I’ve done so many mental gymnastics over the past 18 hours or so, and the only conclusion I’ve come to is this. It’s really easy to be at peace with a situation when the person who is your adversary of whatever sort, has nothing that you want for your own life. I was really at an ok place with the idea of this exact ex-wife because what I know about her is that she is in her 40’s, lives in a rental apartment, has horrendous credit, and basically does craft shows for a living, which isn’t exactly a lucrative career. I know that her settlement from the divorce and house sale is all the money she has in the entire world and that it’s less than one year of my salary. I know that she drives a car I think is ugly, has what I consider bad taste in clothes and makeup, and wears Bath and Body Works products that are popular among high school girls. While none of this makes her in any way a bad person, it just proves the point that not one thing about her life is something I would want for my own.

Then that delusion was ripped from my mind on my very own doorstep. There she was with her boyfriend, dropping off the kid with us so my partner could deal with his anxiety and stress over having to sleep alone, while they were off to have a kidfree night together. In the immortal words of my Drill Sergeant back at Ft. Leonard Wood, “ain’t that some shit?” As it turns out, those people driving off in that mini-van to that rental apartment have something I kind of do want! They have time alone to grow their relationship. She has a supportive ex-husband in my partner, which affords her something I will never have with any kind of regularity, and since nobody exists in a vacuum, and that’s my home, too, that this kid spends about half his life in, it feels a whole lot like in some tangential way, I’m being forced to give this person who has been nothing but awful to me, a level of support and balance that I myself would kill for, but stand roughly a snowball’s chance in hell of ever getting.

I have absolutely no idea how to get past this, but the best I can figure is to put it in perspective. Like with most other things, I chose a different life than many people, and I had good reasons for that. I didn’t get to party in college, because engineering is difficult, and publishing was important. Consequently, I have a respectable paper count, few student loans, and no idea how to play beer pong. My partner and I couldn’t be carefree and take a million vacations while we were first dating because I was deep in my research, working on my thesis, and trying to get my foot in the door with a respectable employer so I could provide for my kids long term. I accomplished those goals.

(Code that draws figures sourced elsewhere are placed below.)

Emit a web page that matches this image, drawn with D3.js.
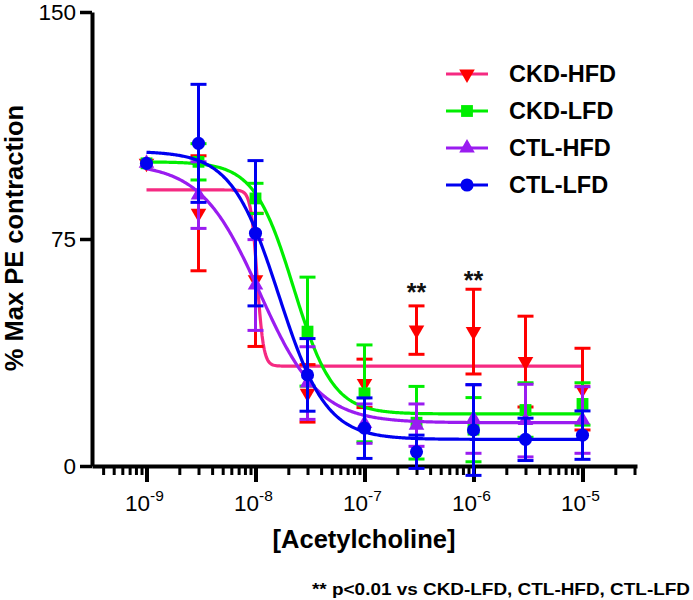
<!DOCTYPE html>
<html>
<head>
<meta charset="utf-8">
<script src="https://cdn.jsdelivr.net/npm/d3@7/dist/d3.min.js"></script>
<style>
  html, body { margin: 0; padding: 0; background: #fff; }
  svg { display: block; font-family: Arial, "Liberation Sans", sans-serif; }
</style>
</head>
<body>
<svg id="chart" width="693" height="600"></svg>
<script>
// ---------------- DATA ----------------
const concentrations = [1e-9, 3e-9, 1e-8, 3e-8, 1e-7, 3e-7, 1e-6, 3e-6, 1e-5];
const seriesNames = ["CKD-HFD", "CKD-LFD", "CTL-HFD", "CTL-LFD"];

const ckdHfdMean = [100, 83.5, 61.5, 24.0, 27.3, 44.9, 44.4, 34.5, 25.4];
const ckdHfdSem  = [0, 19, 22, 9.5, 8, 8, 14, 15, 13.5];
const ckdLfdMean = [100, 100.5, 88.4, 44.4, 24.0, 14.3, 12.0, 18.5, 20.5];
const ckdLfdSem  = [0, 6, 5, 18, 16, 12, 10.6, 9, 7];
const ctlHfdMean = [100, 89.5, 59.8, 27.4, 14.0, 13.5, 15.5, 15.0, 15.2];
const ctlHfdSem  = [0, 11, 15, 12, 6.5, 7, 11.3, 12, 11];
const ctlLfdMean = [100, 106.6, 76.9, 30.1, 12.5, 4.7, 11.9, 8.8, 10.2];
const ctlLfdSem  = [0, 19.5, 24, 12, 10, 5.5, 15, 7, 8];

// fitted sigmoid (log agonist vs response) parameters
const fitTop      = [91.2, 100.5, 100, 104];
const fitBottom   = [33.0, 17.2, 14.3, 8.8];
const fitLogEC50  = [-7.985, -7.65, -7.96, -7.786];
const fitHill     = [15, 2.4, 1.6, 2.0];

const yTickValues = [0, 75, 150];
const xMajorTicks = [1e-9, 1e-8, 1e-7, 1e-6, 1e-5];
const xTickExponents = ["-9", "-8", "-7", "-6", "-5"];

const sigConcentrations = [3e-7, 1e-6];
const sigLevels = [59.2, 63.3];

const xTitle = "[Acetylcholine]";
const yTitle = "% Max PE contraction";
const footnote = "** p<0.01 vs CKD-LFD, CTL-HFD, CTL-LFD";

// ---------------- STYLE ----------------
const curveColors  = ["#f52a82", "#00ee00", "#9a1cf0", "#0000f0"];
const markerColors = ["#ff0000", "#00ee00", "#9a1cf0", "#0000f0"];
const errColors    = ["#ff0000", "#00ee00", "#9a1cf0", "#0000f0"];
const symbols = [d3.symbolTriangle, d3.symbolSquare, d3.symbolTriangle, d3.symbolCircle];
const symbolSizes = [105, 140, 105, 135];
const symbolRot = [180, 0, 0, 0];

const means = [ckdHfdMean, ckdLfdMean, ctlHfdMean, ctlLfdMean];
const sems  = [ckdHfdSem, ckdLfdSem, ctlHfdSem, ctlLfdSem];

// ---------------- SCALES ----------------
const svg = d3.select("#chart");
svg.append("rect").attr("width", 693).attr("height", 600).attr("fill", "#fff");

const x = d3.scaleLog().domain([Math.pow(10, -9.5), Math.pow(10, -4.5)]).range([92, 637]);
const y = d3.scaleLinear().domain([0, 150]).range([466, 12]);

// ---------------- AXES ----------------
const yAxis = svg.append("g").attr("transform", "translate(92,0)")
  .call(d3.axisLeft(y).tickValues(yTickValues).tickSize(12).tickSizeOuter(0).tickPadding(4));
yAxis.select(".domain").attr("stroke", "#000").attr("stroke-width", 4);
yAxis.selectAll(".tick line").attr("stroke", "#000").attr("stroke-width", 3.5);
yAxis.selectAll(".tick text").attr("fill", "#000").attr("font-size", 22.5)
  .attr("font-family", "Arial, 'Liberation Sans', sans-serif");

// minor ticks 2..9 per decade
const minorTicks = [];
for (let e = -10; e <= -5; e++) {
  for (let m = 2; m <= 9; m++) {
    const v = m * Math.pow(10, e);
    if (v > x.domain()[0] && v < x.domain()[1]) minorTicks.push(v);
  }
}
const xMinor = svg.append("g").attr("transform", "translate(0,466)")
  .call(d3.axisBottom(x).tickValues(minorTicks).tickSize(9).tickSizeOuter(0).tickFormat(""));
xMinor.select(".domain").attr("stroke", "#000").attr("stroke-width", 4);
xMinor.selectAll(".tick line").attr("stroke", "#000").attr("stroke-width", 3);

const xMajor = svg.append("g").attr("transform", "translate(0,466)")
  .call(d3.axisBottom(x).tickValues(xMajorTicks).tickSize(16).tickSizeOuter(0).tickFormat(""));
xMajor.select(".domain").remove();
xMajor.selectAll(".tick line").attr("stroke", "#000").attr("stroke-width", 4);

// x tick labels 10^n
const xl = svg.append("g");
xMajorTicks.forEach((v, i) => {
  const t = xl.append("text")
    .attr("x", x(v) - 2).attr("y", 510.5)
    .attr("text-anchor", "middle")
    .attr("font-size", 22.5).attr("fill", "#000");
  t.append("tspan").text("10");
  t.append("tspan").attr("dy", -10).attr("font-size", 15.5).text(xTickExponents[i]);
});

// axis titles
svg.append("text").attr("x", 364).attr("y", 548)
  .attr("text-anchor", "middle").attr("font-size", 25.5).attr("font-weight", "bold")
  .attr("fill", "#000").text(xTitle);
svg.append("text").attr("transform", "translate(23,238) rotate(-90)")
  .attr("text-anchor", "middle").attr("font-size", 25.5).attr("font-weight", "bold")
  .attr("fill", "#000").text(yTitle);

// ---------------- DATA MARKS ----------------
const plot = svg.append("g");
const curveX = d3.range(0, 401).map(i => Math.pow(10, -9 + i * 4 / 400));
const line = d3.line().x(d => x(d[0])).y(d => y(d[1]));

seriesNames.forEach((name, s) => {
  const g = plot.append("g");
  // fitted curve
  const pts = curveX.map(c => [c, fitBottom[s] + (fitTop[s] - fitBottom[s]) /
    (1 + Math.pow(10, (Math.log10(c) - fitLogEC50[s]) * fitHill[s]))]);
  g.append("path").datum(pts).attr("d", line)
    .attr("fill", "none").attr("stroke", curveColors[s]).attr("stroke-width", 3.2);

  // error bars
  concentrations.forEach((c, i) => {
    const m = means[s][i], e = sems[s][i];
    if (!e) return;
    const cx = x(c), y1 = y(m - e), y2 = y(m + e);
    g.append("line").attr("x1", cx).attr("x2", cx).attr("y1", y1).attr("y2", y2)
      .attr("stroke", errColors[s]).attr("stroke-width", 3);
    [y1, y2].forEach(yy => g.append("line")
      .attr("x1", cx - 8).attr("x2", cx + 8).attr("y1", yy).attr("y2", yy)
      .attr("stroke", errColors[s]).attr("stroke-width", 3));
  });

  // markers
  concentrations.forEach((c, i) => {
    g.append("path")
      .attr("d", d3.symbol().type(symbols[s]).size(symbolSizes[s])())
      .attr("transform", `translate(${x(c)},${y(means[s][i])}) rotate(${symbolRot[s]})`)
      .attr("fill", markerColors[s]);
  });
});

// significance asterisks
sigConcentrations.forEach((c, i) => {
  svg.append("text").attr("x", x(c)).attr("y", y(sigLevels[i]) + 14.4)
    .attr("text-anchor", "middle").attr("font-size", 25).attr("font-weight", "bold")
    .attr("fill", "#111").text("**");
});

// ---------------- LEGEND ----------------
const legend = svg.append("g");
seriesNames.forEach((name, s) => {
  const ly = 74 + s * 37;
  legend.append("line").attr("x1", 446).attr("x2", 488).attr("y1", ly).attr("y2", ly)
    .attr("stroke", curveColors[s]).attr("stroke-width", 3.2);
  legend.append("path")
    .attr("d", d3.symbol().type(symbols[s]).size(symbolSizes[s])())
    .attr("transform", `translate(467,${ly}) rotate(${symbolRot[s]})`)
    .attr("fill", markerColors[s]);
  legend.append("text").attr("x", 509).attr("y", ly).attr("dy", "0.36em")
    .attr("font-size", 23.5).attr("font-weight", "bold").attr("fill", "#000").text(name);
});

// footnote
svg.append("text").attr("x", 690).attr("y", 595).attr("text-anchor", "end")
  .attr("font-size", 17).attr("font-weight", "bold").attr("fill", "#000")
  .attr("textLength", 378).attr("lengthAdjust", "spacingAndGlyphs")
  .text(footnote);
</script>
</body>
</html>
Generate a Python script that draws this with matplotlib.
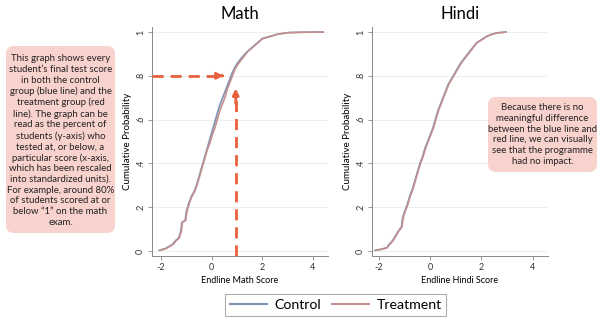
import matplotlib
matplotlib.use("Agg")
import matplotlib.pyplot as plt
from matplotlib.patches import FancyBboxPatch
from matplotlib.lines import Line2D

plt.rcParams['font.family'] = ['Lato', 'DejaVu Sans']

# Math ECDF
math_x_ctrl = [-2.07, -1.85, -1.7, -1.55, -1.45, -1.3, -1.22, -1.18, -1.05, -1.0, -0.9, -0.8,
               -0.7, -0.6, -0.5, -0.4, -0.3, -0.2, -0.1, 0.0, 0.1, 0.2, 0.3, 0.4, 0.5, 0.6,
               0.7, 0.8, 0.9, 1.0, 1.2, 1.4, 1.6, 1.8, 2.0, 2.3, 2.6, 3.0, 3.5, 4.4]
math_y_ctrl = [0.003, 0.01, 0.02, 0.03, 0.045, 0.06, 0.09, 0.13, 0.14, 0.18, 0.22, 0.25,
               0.27, 0.30, 0.34, 0.38, 0.42, 0.46, 0.50, 0.54, 0.58, 0.62, 0.66, 0.69, 0.72, 0.75,
               0.78, 0.81, 0.835, 0.855, 0.885, 0.91, 0.93, 0.95, 0.97, 0.98, 0.99, 0.997, 0.999, 1.0]
math_x_trt = [-2.05, -1.82, -1.68, -1.52, -1.42, -1.28, -1.2, -1.16, -1.03, -0.98, -0.88, -0.78,
              -0.68, -0.58, -0.48, -0.38, -0.28, -0.18, -0.08, 0.02, 0.12, 0.22, 0.32, 0.42, 0.52, 0.62,
              0.72, 0.82, 0.92, 1.02, 1.22, 1.42, 1.62, 1.82, 2.02, 2.32, 2.62, 3.02, 3.6, 4.4]
math_y_trt = [0.003, 0.01, 0.02, 0.03, 0.045, 0.06, 0.09, 0.13, 0.14, 0.18, 0.22, 0.25,
              0.27, 0.30, 0.34, 0.38, 0.42, 0.46, 0.49, 0.53, 0.56, 0.60, 0.64, 0.67, 0.70, 0.74,
              0.77, 0.80, 0.83, 0.85, 0.88, 0.91, 0.93, 0.95, 0.97, 0.98, 0.99, 0.997, 0.999, 1.0]

# Hindi ECDF
hindi_x_ctrl = [-2.15, -1.9, -1.7, -1.6, -1.45, -1.35, -1.25, -1.12, -1.08, -1.0, -0.9, -0.8,
                -0.7, -0.6, -0.5, -0.4, -0.3, -0.2, -0.1, 0.0, 0.1, 0.2, 0.3, 0.4, 0.5, 0.6,
                0.7, 0.8, 0.9, 1.0, 1.2, 1.4, 1.6, 1.8, 2.0, 2.2, 2.4, 2.6, 2.96]
hindi_y_ctrl = [0.003, 0.008, 0.015, 0.03, 0.05, 0.07, 0.09, 0.11, 0.15, 0.18, 0.21, 0.25,
                0.28, 0.32, 0.36, 0.40, 0.43, 0.47, 0.50, 0.53, 0.56, 0.60, 0.64, 0.67, 0.70, 0.73,
                0.76, 0.78, 0.80, 0.82, 0.86, 0.89, 0.92, 0.95, 0.965, 0.98, 0.99, 0.996, 1.0]
hindi_x_trt = [-2.12, -1.88, -1.68, -1.58, -1.43, -1.33, -1.23, -1.1, -1.06, -0.98, -0.88, -0.78,
               -0.68, -0.58, -0.48, -0.38, -0.28, -0.18, -0.08, 0.02, 0.12, 0.22, 0.32, 0.42, 0.52, 0.62,
               0.72, 0.82, 0.92, 1.02, 1.22, 1.42, 1.62, 1.82, 2.02, 2.22, 2.42, 2.62, 2.96]
hindi_y_trt = hindi_y_ctrl

yticks = [0, 0.2, 0.4, 0.6, 0.8, 1.0]
ytick_labels = ['0', '.2', '.4', '.6', '.8', '1']
xticks = [-2, 0, 2, 4]

blue = '#7a94b3'
red = '#c48f8e'
orange = '#e8603c'
grey = '#888888'

fig = plt.figure(figsize=(6.02, 3.26), dpi=100)
fig.patch.set_facecolor('white')

ax1 = fig.add_axes([0.2525, 0.2147, 0.2924, 0.7025])
ax2 = fig.add_axes([0.618, 0.2147, 0.2924, 0.7025])

panels = [(ax1, 'Math', 'Endline Math Score', math_x_ctrl, math_y_ctrl, math_x_trt, math_y_trt, -2.36),
          (ax2, 'Hindi', 'Endline Hindi Score', hindi_x_ctrl, hindi_y_ctrl, hindi_x_trt, hindi_y_trt, -2.27)]

for ax, title, xlab, xc, yc, xt, yt, xmin in panels:
    for y in yticks:
        ax.axhline(y, color='#eeeeee', lw=0.7, zorder=0)
    ax.plot(xc, yc, color=blue, lw=1.2, zorder=3)
    ax.plot(xt, yt, color=red, lw=1.2, zorder=3)
    ax.set_xlim(xmin, 4.6)
    ax.set_ylim(-0.023, 1.023)
    ax.set_xticks(xticks)
    ax.set_xticklabels([str(v) for v in xticks])
    ax.set_yticks(yticks)
    ax.set_yticklabels(ytick_labels, rotation=90, va='center')
    ax.tick_params(labelsize=6.5, length=3, width=0.6, color=grey, labelcolor='#333333', pad=2)
    for s in ['top', 'right']:
        ax.spines[s].set_visible(False)
    for s in ['left', 'bottom']:
        ax.spines[s].set_color(grey)
        ax.spines[s].set_linewidth(0.7)
    ax.set_title(title, fontsize=12, pad=6)
    ax.set_xlabel(xlab, fontsize=6.5, labelpad=3)
    ax.set_ylabel('Cumulative Probability', fontsize=7, labelpad=3)

# dashed arrows on the math panel
ax1.plot([-2.36, 0.45], [0.8, 0.8], color=orange, lw=2, ls=(0, (4, 2.5)), zorder=4)
ax1.annotate('', xy=(0.58, 0.8), xytext=(0.3, 0.8),
             arrowprops=dict(arrowstyle='-|>', color=orange, lw=2, mutation_scale=9), zorder=4)
ax1.plot([0.95, 0.95], [-0.023, 0.7], color=orange, lw=2, ls=(0, (4, 2.5)), zorder=4)
ax1.annotate('', xy=(0.95, 0.755), xytext=(0.95, 0.66),
             arrowprops=dict(arrowstyle='-|>', color=orange, lw=2, mutation_scale=9), zorder=4)

# annotation boxes
box_color = '#f8d2cd'
fig.patches.append(FancyBboxPatch((0.06, 0.93), 1.09, 1.87, boxstyle='round,pad=0,rounding_size=0.08',
                                  transform=fig.dpi_scale_trans, facecolor=box_color, edgecolor='none'))
fig.patches.append(FancyBboxPatch((4.88, 1.54), 1.09, 0.75, boxstyle='round,pad=0,rounding_size=0.08',
                                  transform=fig.dpi_scale_trans, facecolor=box_color, edgecolor='none'))

left_text = ("This graph shows every\nstudent\u2019s final test score\nin both the control\n"
             "group (blue line) and the\ntreatment group (red\nline). The graph can be\n"
             "read as the percent of\nstudents (y-axis) who\ntested at, or below, a\n"
             "particular score (x-axis,\nwhich has been rescaled\ninto standardized units).\n"
             "For example, around 80%\nof students scored at or\nbelow \u201c1\u201d on the math\nexam.")
right_text = ("Because there is no\nmeaningful difference\nbetween the blue line and\n"
              "red line, we can visually\nsee that the programme\nhad no impact.")
fig.text(0.605, 1.855, left_text, transform=fig.dpi_scale_trans, ha='center', va='center',
         fontsize=6.9, linespacing=1.24, color='#222222')
fig.text(5.425, 1.915, right_text, transform=fig.dpi_scale_trans, ha='center', va='center',
         fontsize=6.9, linespacing=1.24, color='#222222')

handles = [Line2D([], [], color=blue, lw=1.5), Line2D([], [], color=red, lw=1.5)]
leg = fig.legend(handles, ['Control', 'Treatment'], loc='center', bbox_to_anchor=(0.558, 0.064),
                 ncol=2, fontsize=10.2, frameon=True, fancybox=False, handlelength=2.6,
                 columnspacing=0.8, handletextpad=0.5, borderpad=0.35)
leg.get_frame().set_edgecolor('#999999')
leg.get_frame().set_linewidth(0.8)

fig.savefig('out.png', dpi=100)
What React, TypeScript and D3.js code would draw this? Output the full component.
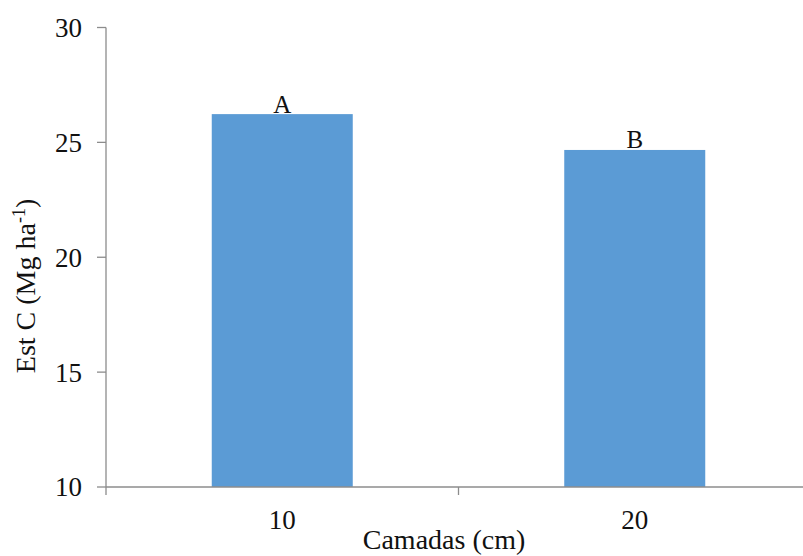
import { useEffect, useRef } from 'react';
import * as d3 from 'd3';

const categories = ['10', '20'];
const values = [26.23, 24.67];
const letters = ['A', 'B'];
const yTicks = [10, 15, 20, 25, 30];

export default function App() {
  const svgRef = useRef<SVGSVGElement | null>(null);

  useEffect(() => {
    if (!svgRef.current) return;
    const svg = d3.select(svgRef.current);
    svg.selectAll('*').remove();

    const left = 106;
    const right = 811;
    const top = 27.5;
    const bottom = 487;
    const font = '"Liberation Serif", "Times New Roman", serif';
    const axisColor = '#8c8c8c';

    const x = d3.scaleBand<string>()
      .domain(categories)
      .range([left, right])
      .paddingInner(0)
      .paddingOuter(0);

    const y = d3.scaleLinear().domain([10, 30]).range([bottom, top]);

    const barW = x.bandwidth() * 0.4;

    // bars
    svg.append('g')
      .selectAll('rect')
      .data(values)
      .enter()
      .append('rect')
      .attr('x', (d, i) => x(categories[i])! + (x.bandwidth() - barW) / 2)
      .attr('y', d => y(d))
      .attr('width', barW)
      .attr('height', d => bottom - y(d))
      .attr('fill', '#5b9bd5');

    // significance letters
    svg.append('g')
      .selectAll('text')
      .data(values)
      .enter()
      .append('text')
      .attr('x', (d, i) => x(categories[i])! + x.bandwidth() / 2)
      .attr('y', d => y(d) - 1.5)
      .attr('text-anchor', 'middle')
      .style('font-family', font)
      .style('font-size', '25px')
      .attr('fill', '#111')
      .text((d, i) => letters[i]);

    // y axis
    const yAxis = svg.append('g');
    yAxis.append('line')
      .attr('x1', left).attr('x2', left)
      .attr('y1', top).attr('y2', bottom + 8)
      .attr('stroke', axisColor).attr('stroke-width', 1.3);
    yTicks.forEach(t => {
      yAxis.append('line')
        .attr('x1', left - 9).attr('x2', left)
        .attr('y1', y(t)).attr('y2', y(t))
        .attr('stroke', axisColor).attr('stroke-width', 1.3);
      yAxis.append('text')
        .attr('x', 82)
        .attr('y', y(t))
        .attr('dy', '0.35em')
        .attr('text-anchor', 'end')
        .style('font-family', font)
        .style('font-size', '27px')
        .attr('fill', '#111')
        .text(t);
    });

    // x axis
    const xAxis = svg.append('g');
    xAxis.append('line')
      .attr('x1', left).attr('x2', right)
      .attr('y1', bottom).attr('y2', bottom)
      .attr('stroke', axisColor).attr('stroke-width', 1.3);
    categories.slice(1).forEach(c => {
      xAxis.append('line')
        .attr('x1', x(c)!).attr('x2', x(c)!)
        .attr('y1', bottom).attr('y2', bottom + 8)
        .attr('stroke', axisColor).attr('stroke-width', 1.3);
    });
    categories.forEach(c => {
      xAxis.append('text')
        .attr('x', x(c)! + x.bandwidth() / 2)
        .attr('y', 529)
        .attr('text-anchor', 'middle')
        .style('font-family', font)
        .style('font-size', '27px')
        .attr('fill', '#111')
        .text(c);
    });

    // axis titles
    svg.append('text')
      .attr('x', 444)
      .attr('y', 549)
      .attr('text-anchor', 'middle')
      .style('font-family', font)
      .style('font-size', '28px')
      .attr('fill', '#111')
      .text('Camadas (cm)');

    const yTitle = svg.append('text')
      .attr('transform', 'translate(35, 286) rotate(-90)')
      .attr('text-anchor', 'middle')
      .style('font-family', font)
      .style('font-size', '28px')
      .attr('fill', '#111');
    yTitle.append('tspan').text('Est C (Mg ha');
    yTitle.append('tspan').attr('dy', -10).style('font-size', '18px').text('-1');
    yTitle.append('tspan').attr('dy', 10).text(')');
  }, []);

  return (
    <div style={{ position: 'absolute', left: 0, top: 0 }}>
      <svg ref={svgRef} width={803} height={556} style={{ display: 'block', background: '#fff' }} />
    </div>
  );
}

In truth, what we’ve spent on our house these past few months would have paid for as many vacations as the ex and her boyfriend have taken, but even though vacations are fun, I would still choose our house a hundred times over, given the option to reconsider. Every time I drive up the street and see our house as I come home from work, I think to myself how we worked so hard for this, and earned every brick of it. I actually love paying our mortgage every month because it’s equity! Paying rent was starting to feel like getting mugged. I know as well as a person can, that when you’ve earned something and earned it hard, nothing could be sweeter. I also know that this life we chose is the right answer in every practical way. These kids need some stability. For all of them, ours is the only home owned by one of their parents. We are the ones who are there, doing what needs to be done, faithfully, and without fail. When they need someone to get them college recommendation letters, internships, a good word put in with the right people, I am the one who can do that for them because of the way I have established myself, not by going to Vegas every other month, or having as many dates with my partner as I would like to have, but by being as good an engineer as I can be, and devoting resources to the things they need to be devoted to.

That doesn’t sound like a lot of fun, and it usually isn’t. When my oldest was born, and I was only 21, I made myself feel ok about the fact that I basically had to sacrifice my youth at the altar of parenting, through the knowledge that when she graduated high school, I would only be 38 years old, and that’s still young enough to have fun. I would be able to get parenting over with early and then have a good time when I had the money to do it right. I still believe that in a lot of ways. The best is yet to come. Maybe my partner and I didn’t get to take a million little trips together when we were a brand new couple, but we did get to go to Vegas together this past summer, the only vacation I’ve ever taken as an adult, and it was amazing.

We have committed to taking a vacation together every year, no kids. We need that. We are finally in a place to do it. We have our home. I have a good job. He’s been in business for as long as I’ve been alive. We don’t have extravagant things and we don’t get to do nearly as much together as we might want, but we have at least two date nights a month at the good movie theater where no kids are allowed and they make the best veggie burgers in town, and we can take at least one vacation a year. We have a lot going for us. A lot. It’s not about being better than anyone else, because that’s really subjective, to the point of being impossible to quantify. It’s about perspective, and the reality is, I like a whole lot about what we have built for ourselves.

I love my partner. I love our house. I loved Vegas, and how my partner showed me around and we did so much that I had never done before. I love bridge design, and being a public servant. I love making enough money to support my kids no matter what. I love my paper count. I love that I look fucking amazing in everything Express ever made, and that I finally mastered eyeliner years after I mastered Calculus. I love that my partner is taking me to see Thor:Ragnorak in a couple days. I love that I took the PE exam and it feels like a million pound weight has been lifted from my shoulders and it’s all going to be ok now. It’s all ok. It has to be. There isn’t a choice.